▶ WHAT YOU NEED TO DO
Transcribe the lines from the start of the data below through the line with "ha='center', va='bottom', fontsize=24, color='#404040')", word for word and nothing more.

▶ ROWS

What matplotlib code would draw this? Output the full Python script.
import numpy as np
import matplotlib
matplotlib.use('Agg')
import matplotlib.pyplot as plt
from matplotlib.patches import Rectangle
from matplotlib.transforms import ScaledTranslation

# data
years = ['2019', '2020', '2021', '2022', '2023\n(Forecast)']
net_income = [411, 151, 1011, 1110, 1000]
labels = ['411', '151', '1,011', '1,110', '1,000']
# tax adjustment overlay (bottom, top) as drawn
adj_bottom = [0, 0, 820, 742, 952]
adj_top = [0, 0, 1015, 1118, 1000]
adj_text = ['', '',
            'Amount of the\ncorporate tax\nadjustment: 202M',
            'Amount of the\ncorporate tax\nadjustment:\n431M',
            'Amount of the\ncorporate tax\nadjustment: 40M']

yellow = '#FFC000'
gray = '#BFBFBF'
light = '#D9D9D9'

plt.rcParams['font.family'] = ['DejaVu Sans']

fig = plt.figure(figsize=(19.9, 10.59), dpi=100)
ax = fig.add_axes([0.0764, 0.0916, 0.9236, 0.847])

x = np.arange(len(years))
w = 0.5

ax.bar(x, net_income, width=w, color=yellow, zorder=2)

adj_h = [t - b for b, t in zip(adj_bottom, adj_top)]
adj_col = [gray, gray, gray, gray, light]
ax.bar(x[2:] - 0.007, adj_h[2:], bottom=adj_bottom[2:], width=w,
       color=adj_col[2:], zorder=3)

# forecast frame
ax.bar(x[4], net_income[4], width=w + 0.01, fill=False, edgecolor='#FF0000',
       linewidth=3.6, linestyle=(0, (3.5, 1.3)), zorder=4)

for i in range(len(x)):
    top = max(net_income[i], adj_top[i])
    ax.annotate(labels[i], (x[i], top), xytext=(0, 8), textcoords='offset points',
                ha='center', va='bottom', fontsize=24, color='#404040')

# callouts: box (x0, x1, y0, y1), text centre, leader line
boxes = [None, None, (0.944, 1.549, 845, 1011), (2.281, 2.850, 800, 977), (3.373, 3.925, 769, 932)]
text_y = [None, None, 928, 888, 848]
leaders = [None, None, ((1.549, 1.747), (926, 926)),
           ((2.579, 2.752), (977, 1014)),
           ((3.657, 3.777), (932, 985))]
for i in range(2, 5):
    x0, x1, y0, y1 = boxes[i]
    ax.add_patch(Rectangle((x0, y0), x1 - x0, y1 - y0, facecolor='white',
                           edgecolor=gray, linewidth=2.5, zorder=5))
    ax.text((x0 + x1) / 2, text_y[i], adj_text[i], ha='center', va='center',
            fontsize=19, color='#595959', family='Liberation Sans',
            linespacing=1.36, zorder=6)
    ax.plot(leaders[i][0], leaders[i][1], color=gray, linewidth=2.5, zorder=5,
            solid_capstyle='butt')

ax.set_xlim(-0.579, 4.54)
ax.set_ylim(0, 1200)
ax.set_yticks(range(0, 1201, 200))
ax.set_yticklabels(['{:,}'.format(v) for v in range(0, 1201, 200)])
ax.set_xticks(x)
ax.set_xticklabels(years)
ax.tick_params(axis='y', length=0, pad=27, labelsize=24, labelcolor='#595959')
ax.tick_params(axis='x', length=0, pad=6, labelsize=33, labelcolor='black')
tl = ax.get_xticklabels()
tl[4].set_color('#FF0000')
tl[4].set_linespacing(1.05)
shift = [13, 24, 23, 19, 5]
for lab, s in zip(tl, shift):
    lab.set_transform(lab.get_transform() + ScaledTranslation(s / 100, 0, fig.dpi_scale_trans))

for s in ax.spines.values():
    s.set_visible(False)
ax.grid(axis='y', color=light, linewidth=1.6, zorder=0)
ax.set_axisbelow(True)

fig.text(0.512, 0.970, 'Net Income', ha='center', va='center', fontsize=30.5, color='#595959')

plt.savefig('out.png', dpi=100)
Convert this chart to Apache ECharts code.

▶ SOLVED PROBLEM
What matplotlib code would draw this? Output the full Python script.
import numpy as np
import matplotlib
matplotlib.use('Agg')
import matplotlib.pyplot as plt
from matplotlib.patches import Rectangle
from matplotlib.transforms import ScaledTranslation

# data
years = ['2019', '2020', '2021', '2022', '2023\n(Forecast)']
net_income = [411, 151, 1011, 1110, 1000]
labels = ['411', '151', '1,011', '1,110', '1,000']
# tax adjustment overlay (bottom, top) as drawn
adj_bottom = [0, 0, 820, 742, 952]
adj_top = [0, 0, 1015, 1118, 1000]
adj_text = ['', '',
            'Amount of the\ncorporate tax\nadjustment: 202M',
            'Amount of the\ncorporate tax\nadjustment:\n431M',
            'Amount of the\ncorporate tax\nadjustment: 40M']

yellow = '#FFC000'
gray = '#BFBFBF'
light = '#D9D9D9'

plt.rcParams['font.family'] = ['DejaVu Sans']

fig = plt.figure(figsize=(19.9, 10.59), dpi=100)
ax = fig.add_axes([0.0764, 0.0916, 0.9236, 0.847])

x = np.arange(len(years))
w = 0.5

ax.bar(x, net_income, width=w, color=yellow, zorder=2)

adj_h = [t - b for b, t in zip(adj_bottom, adj_top)]
adj_col = [gray, gray, gray, gray, light]
ax.bar(x[2:] - 0.007, adj_h[2:], bottom=adj_bottom[2:], width=w,
       color=adj_col[2:], zorder=3)

# forecast frame
ax.bar(x[4], net_income[4], width=w + 0.01, fill=False, edgecolor='#FF0000',
       linewidth=3.6, linestyle=(0, (3.5, 1.3)), zorder=4)

for i in range(len(x)):
    top = max(net_income[i], adj_top[i])
    ax.annotate(labels[i], (x[i], top), xytext=(0, 8), textcoords='offset points',
                ha='center', va='bottom', fontsize=24, color='#404040')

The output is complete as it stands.